Ungaretti está em quietude, fala em quietude, no lar, no poema traduzido por Menottti Del Picchia. Já comentei esta sua vidade mas sempre recorro ao poema quando em paz. É um poema rural, sossegado, campestre. Uva madura, campo arado, na paisagem há um monte, nos poentos espelho de cristal do verão. A luz do verão.


“A uva está madura e o campo arado, o monte se destaca das nuvens.
Nos poentos espelhos do verão caiu a sombra
Entre os dedos incertos sua luz é clara e longínqua
Foge com as andorinhas o último desespero”.

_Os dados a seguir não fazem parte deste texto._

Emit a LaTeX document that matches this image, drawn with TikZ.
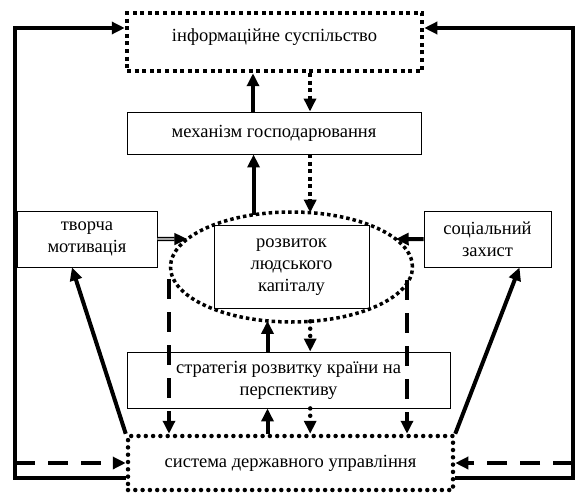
\documentclass[tikz,border=0pt]{standalone}
\usepackage{fontspec}
\setmainfont{Liberation Serif}
\usetikzlibrary{arrows.meta, shapes.geometric}

\begin{document}
\begin{tikzpicture}[x=1pt, y=-1pt, >={Triangle[width=12pt,length=13pt]},
    every node/.style={font=\fontsize{18.5}{22}\selectfont}]
  \tikzset{block/.style={draw, line width=0.9pt, inner sep=2pt, align=center},
    heavy/.style={line width=4pt},
    sqdots/.style={line width=4.5pt, dash pattern=on 4pt off 3.5pt},
    rddots/.style={line width=4.5pt, line cap=round, dash pattern=on 0pt off 7.3pt},
    longdash/.style={line width=4.5pt, dash pattern=on 20pt off 13pt}}
  \useasboundingbox (0,0) rectangle (575,497);

  \node[block, line width=4.5pt, dash pattern=on 4pt off 3.6pt, minimum width=295pt, minimum height=58pt, text height=13pt, text depth=14pt] (info) at (274.5,42) {інформаційне суспільство};
  \node[block, minimum width=294pt, minimum height=42pt] (mech) at (274,133) {механізм господарювання};
  \node[ellipse, draw, line width=3.5pt, dash pattern=on 3.5pt off 3pt, minimum width=242pt, minimum height=110pt, inner sep=0pt, outer sep=0pt] (ell) at (291.5,267) {};
  \node[block, minimum width=155pt, minimum height=83pt] (dev) at (ell.center) {розвиток\\людського\\капіталу};
  \node[block, minimum width=140pt, minimum height=56pt] (motiv) at (87,239) {творча\\мотивація};
  \node[block, minimum width=127pt, minimum height=56pt] (social) at (487.5,239) {соціальний\\захист};
  \node[block, minimum width=323pt, minimum height=56pt] (strat) at (288.5,380) {стратегія розвитку країни на\\перспективу};
  \node[block, rddots, minimum width=325pt, minimum height=54pt] (gov) at (290.5,463) {система державного управління};

  % links between the upper blocks
  \coordinate (upL) at (253,0);
  \coordinate (dnR) at (310,0);
  \draw[heavy, ->] (mech.north -| upL) -- (info.south -| upL);
  \draw[sqdots, ->] (info.south -| dnR) -- (mech.north -| dnR);
  \draw[heavy, ->] (ell.126.5) -- (ell.126.5 |- mech.south);
  \draw[sqdots, ->] (mech.south -| ell.71) -- (ell.71);

  % links between the lower blocks
  \draw[heavy, ->] (strat.north -| ell.246.5) -- (ell.246.5);
  \draw[rddots, ->] (ell.289) -- (ell.289 |- strat.north);
  \draw[heavy, ->] (gov.north -| ell.246.5) -- (ell.246.5 |- strat.south);
  \draw[rddots, ->] (strat.south -| ell.289) -- (ell.289 |- gov.north);

  % dashed links down to the government system
  \coordinate (dashL) at (169,279);
  \coordinate (dashR) at (407,280);
  \draw[longdash, ->] (dashL) -- (dashL |- gov.north);
  \draw[longdash, ->] (dashR) -- (dashR |- gov.north);

  % side blocks
  \draw[double, line width=1.5pt, double distance=1.2pt, ->] (motiv.east) -- (ell.165);
  \draw[heavy, ->] (social.west) -- (ell.15);
  \draw[heavy, ->] (gov.north west) -- ([xshift=-15pt]motiv.south);
  \draw[heavy, ->] (gov.north east) -- ([xshift=32pt]social.south);

  % outer loops
  \coordinate (loopLB) at (15,478);
  \coordinate (loopLT) at (15,28);
  \coordinate (loopRB) at (573,478);
  \coordinate (loopRT) at (573,28);
  \draw[heavy, ->] (gov.west |- loopLB) -- (loopLB) -- (loopLT) -- (loopLT -| info.west);
  \draw[heavy, ->] (gov.east |- loopRB) -- (loopRB) -- (loopRT) -- (loopRT -| info.east);
  \draw[longdash, ->] (loopLB |- gov.west) -- (gov.west);
  \draw[longdash, ->] (loopRB |- gov.east) -- (gov.east);
\end{tikzpicture}
\end{document}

Várias maneiras há de ler esta pequena obra-prima.
Vamos dedicar-nos hoje ao tema da velhice.
Calma, paz, serenidade, silêncio interior se encontram nessa “quietude” do título.
Um equilíbrio tranqüilo consolida essa entrada, nesta cena, na horizontalidade do campo.
Nada pode perturbar, as andorinhas do verão estão partindo.
Só, ao longe, o monte.


“A uva está madura e o campo arado” significa que tudo está feito, tudo, para ser colhido, para ser plantado. É como se ele dissesse: enfim fiz, enfim produzi e realizei o que tinha para ser plantado e colhido, minha vida está aí, vem agora o Outono, vem agora a Noite, mas estou eu preparado para ela, antes do Inverno eu já terei colhido, antes do Inverno eu já terei plantado.


E tudo nesses UU de “uva”, de “madura”. E nesses AA de “campo, de “arado”.
“A uva está madura e o campo arado” é, pois, em si, um poema-síntese, um poema-preço, uma ponte-poema, um cartão-postal, janela em que eu me contemplo, me vejo, me sei, me testo, pois “a uva está madura e o campo arado” e fui eu quem assim o quis, assim o fiz, tudo está pronto, a mesa posta, o verso escrito, o rumo tido, a estrada andada.

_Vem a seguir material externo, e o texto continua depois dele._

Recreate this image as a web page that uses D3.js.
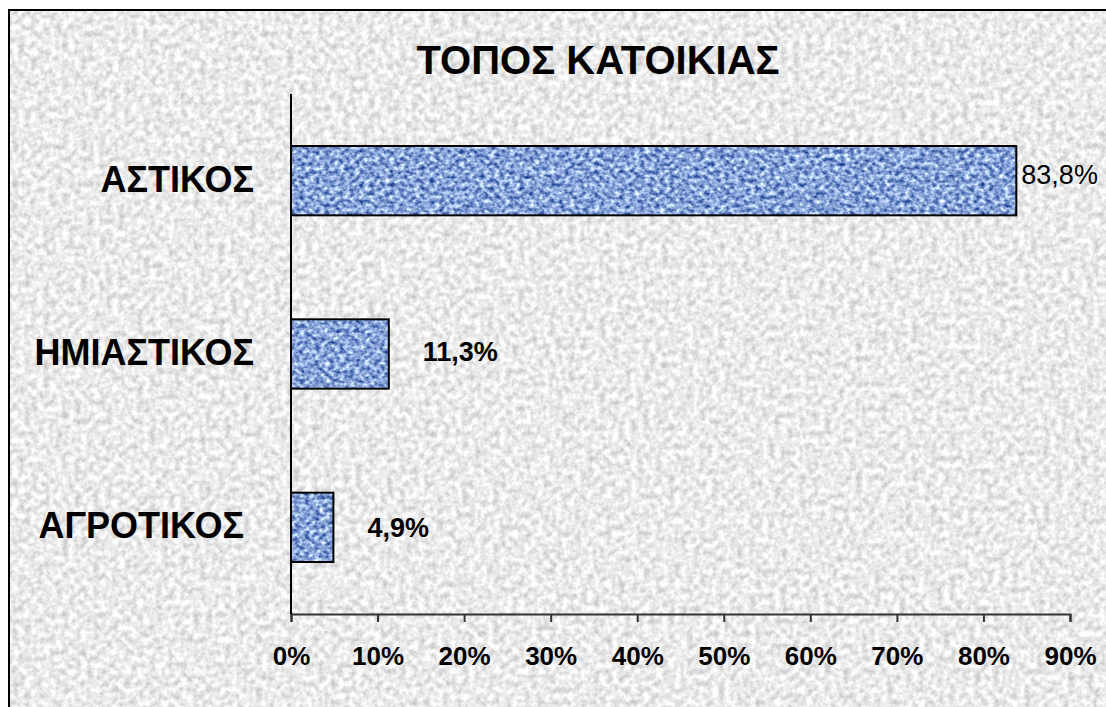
<!DOCTYPE html>
<html>
<head>
<meta charset="utf-8">
<script src="https://cdn.jsdelivr.net/npm/d3@7"></script>
<style>
  body { margin: 0; background: #fff; }
  svg { display: block; font-family: "Liberation Sans", Arial, sans-serif; }
  .axis path, .axis line { stroke: #333; stroke-width: 2; }
  .axis text { fill: #000; font-size: 26px; font-weight: bold; }
</style>
</head>
<body>
<div id="chart"><svg></svg></div>
<script>
var title = "ΤΟΠΟΣ ΚΑΤΟΙΚΙΑΣ";
var categories = ["ΑΣΤΙΚΟΣ", "ΗΜΙΑΣΤΙΚΟΣ", "ΑΓΡΟΤΙΚΟΣ"];
var values = [83.8, 11.3, 4.9];
var valueLabels = ["83,8%", "11,3%", "4,9%"];
var xTicks = [0, 10, 20, 30, 40, 50, 60, 70, 80, 90];

// label nudges, as placed in the original
var labelDx = [5, 34, 34],
    labelDy = [3, 7, 10],
    labelWeight = ["normal", "bold", "bold"];

var W = 1106, H = 707;
var margin = {top: 94, right: 36, bottom: 93, left: 291};

var svg = d3.select("#chart svg")
    .attr("width", W)
    .attr("height", H);

var defs = svg.append("defs");

// grey granite background
var bgF = defs.append("filter").attr("id", "granite")
    .attr("x", 0).attr("y", 0).attr("width", 1).attr("height", 1)
    .attr("color-interpolation-filters", "sRGB");
bgF.append("feTurbulence")
    .attr("type", "fractalNoise")
    .attr("baseFrequency", "0.16")
    .attr("numOctaves", 3)
    .attr("seed", 4);
bgF.append("feColorMatrix")
    .attr("type", "matrix")
    .attr("values", "0.4 0 0 0 0.72  0.4 0 0 0 0.72  0.4 0 0 0 0.72  0 0 0 0 1");
bgF.append("feComposite").attr("in2", "SourceGraphic").attr("operator", "in");

// blue woven bar texture
var barF = defs.append("filter").attr("id", "weave")
    .attr("x", 0).attr("y", 0).attr("width", 1).attr("height", 1)
    .attr("color-interpolation-filters", "sRGB");
barF.append("feTurbulence")
    .attr("type", "fractalNoise")
    .attr("baseFrequency", "0.2 0.24")
    .attr("numOctaves", 2)
    .attr("seed", 7);
barF.append("feColorMatrix")
    .attr("type", "matrix")
    .attr("values", "1.3 0 0 0 -0.12  1.2 0 0 0 0.04  0.85 0 0 0 0.42  0 0 0 0 1");
barF.append("feComposite").attr("in2", "SourceGraphic").attr("operator", "in");

// background and frame
svg.append("rect")
    .attr("x", 8).attr("y", 9)
    .attr("width", W).attr("height", H)
    .attr("fill", "#e6e6e6")
    .attr("filter", "url(#granite)");
svg.append("rect")
    .attr("x", 9).attr("y", 10)
    .attr("width", W + 10).attr("height", H + 10)
    .attr("fill", "none")
    .attr("stroke", "#000")
    .attr("stroke-width", 2);

// title
svg.append("text")
    .attr("x", 598)
    .attr("y", 74)
    .attr("text-anchor", "middle")
    .style("font-size", "40px")
    .style("font-weight", "bold")
    .text(title);

var xScale = d3.scaleLinear()
    .domain([0, 90])
    .range([margin.left, W - margin.right]);

var yScale = d3.scaleBand()
    .domain(categories)
    .range([margin.top, H - margin.bottom])
    .paddingInner(0.6)
    .paddingOuter(0.3);

// bars
svg.selectAll("rect.bar")
    .data(values)
    .enter()
    .append("rect")
    .attr("class", "bar")
    .attr("x", xScale(0))
    .attr("y", function(d, i) { return yScale(categories[i]); })
    .attr("width", function(d) { return xScale(d) - xScale(0); })
    .attr("height", yScale.bandwidth())
    .attr("fill", "#5b80c8")
    .attr("filter", "url(#weave)");

svg.selectAll("rect.barEdge")
    .data(values)
    .enter()
    .append("rect")
    .attr("class", "barEdge")
    .attr("x", xScale(0))
    .attr("y", function(d, i) { return yScale(categories[i]); })
    .attr("width", function(d) { return xScale(d) - xScale(0); })
    .attr("height", yScale.bandwidth())
    .attr("fill", "none")
    .attr("stroke", "#000")
    .attr("stroke-width", 2);

// x axis
var xAxis = d3.axisBottom(xScale)
    .tickValues(xTicks)
    .tickSize(8)
    .tickSizeOuter(8)
    .tickPadding(25)
    .tickFormat(function(d) { return d + "%"; });

svg.append("g")
    .attr("class", "axis")
    .attr("transform", "translate(0," + (H - margin.bottom) + ")")
    .call(xAxis)
    .selectAll("text")
    .attr("dy", "0.71em");

// y axis line only
svg.append("line")
    .attr("x1", xScale(0)).attr("x2", xScale(0))
    .attr("y1", margin.top).attr("y2", H - margin.bottom)
    .attr("stroke", "#000")
    .attr("stroke-width", 2);

// category labels
svg.selectAll("text.cat")
    .data(categories)
    .enter()
    .append("text")
    .attr("class", "cat")
    .attr("x", 254)
    .attr("y", function(d) { return yScale(d) + yScale.bandwidth() / 2 + 11; })
    .attr("text-anchor", "end")
    .style("font-size", "36px")
    .style("font-weight", "bold")
    .style("white-space", "pre")
    .text(function(d, i) { return i == 2 ? d + " " : d; });

// value labels
svg.selectAll("text.val")
    .data(values)
    .enter()
    .append("text")
    .attr("class", "val")
    .attr("x", function(d, i) { return xScale(d) + labelDx[i]; })
    .attr("y", function(d, i) { return yScale(categories[i]) + yScale.bandwidth() / 2 + labelDy[i]; })
    .attr("text-anchor", "start")
    .style("font-size", "27px")
    .style("font-weight", function(d, i) { return labelWeight[i]; })
    .text(function(d, i) { return valueLabels[i]; });
</script>
</body>
</html>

Ungaretti sintetiza neste verso o que diz: cumpri o meu dever, cumpri o meu destino, tive o meu dia, produtivo, e agora posso estar em paz. Deixo ao tempo a conclusão, a solução, o desfecho.

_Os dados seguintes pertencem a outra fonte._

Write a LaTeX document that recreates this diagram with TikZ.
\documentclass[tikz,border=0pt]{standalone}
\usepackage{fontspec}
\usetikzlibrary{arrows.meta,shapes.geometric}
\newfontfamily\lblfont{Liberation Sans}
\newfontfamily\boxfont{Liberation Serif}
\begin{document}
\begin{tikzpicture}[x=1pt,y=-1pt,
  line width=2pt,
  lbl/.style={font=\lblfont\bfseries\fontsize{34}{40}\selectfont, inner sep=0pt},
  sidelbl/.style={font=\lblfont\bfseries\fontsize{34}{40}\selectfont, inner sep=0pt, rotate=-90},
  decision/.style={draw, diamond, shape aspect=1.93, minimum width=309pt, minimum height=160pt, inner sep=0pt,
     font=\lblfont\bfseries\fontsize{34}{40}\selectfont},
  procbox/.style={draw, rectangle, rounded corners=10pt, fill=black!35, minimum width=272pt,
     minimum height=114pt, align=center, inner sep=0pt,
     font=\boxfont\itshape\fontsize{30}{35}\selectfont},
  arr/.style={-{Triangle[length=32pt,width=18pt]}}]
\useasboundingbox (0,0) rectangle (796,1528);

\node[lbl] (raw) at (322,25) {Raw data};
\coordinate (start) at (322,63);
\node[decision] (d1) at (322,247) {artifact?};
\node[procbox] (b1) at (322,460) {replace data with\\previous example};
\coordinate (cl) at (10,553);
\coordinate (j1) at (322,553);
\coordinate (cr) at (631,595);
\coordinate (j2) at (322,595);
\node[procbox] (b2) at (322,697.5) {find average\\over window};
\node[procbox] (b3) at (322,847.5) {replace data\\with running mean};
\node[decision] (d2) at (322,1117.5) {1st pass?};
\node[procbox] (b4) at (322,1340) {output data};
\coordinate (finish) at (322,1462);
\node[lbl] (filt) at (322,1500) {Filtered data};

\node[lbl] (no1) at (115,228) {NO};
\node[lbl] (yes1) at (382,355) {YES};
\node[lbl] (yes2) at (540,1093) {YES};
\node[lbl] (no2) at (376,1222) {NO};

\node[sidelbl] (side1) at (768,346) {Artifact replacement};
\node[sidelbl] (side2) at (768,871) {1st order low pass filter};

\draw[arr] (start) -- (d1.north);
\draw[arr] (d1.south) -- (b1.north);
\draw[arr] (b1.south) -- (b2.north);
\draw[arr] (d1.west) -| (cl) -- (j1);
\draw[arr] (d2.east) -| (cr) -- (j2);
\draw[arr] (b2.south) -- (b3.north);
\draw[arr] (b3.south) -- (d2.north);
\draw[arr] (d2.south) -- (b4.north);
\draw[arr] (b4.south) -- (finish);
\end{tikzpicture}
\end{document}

“A uva está madura” e vou colher.“O campo arado” e vou plantar.

Ungaratti colhe para plantar, em vez de planta para colher. A colheita significa que agora tenho o que plantar, e na relação da uva com o campo se costura a união do maduro com o arado. Nas uvas o campo está arado, no campo as uvas estão prontas para serem colhidas. E sobre a terra desta maneira há serenidade, há paz, o sol se põe, os dedos espelham luz, as andorinhas, o ar, o sagrado monte entre as nuvens, muito longe, muito alto, muito sereno, para onde vai o olhar. E a luz declina, talvez também as forças, o esforço, o trabalho concluído.
A luz declina, no brilho dos espelhos do verão, na sua luz metálica.
Ungaretti está em quietude.
No lar.
Eu me repito nesta releitura. Mas a paisagem é amazônica.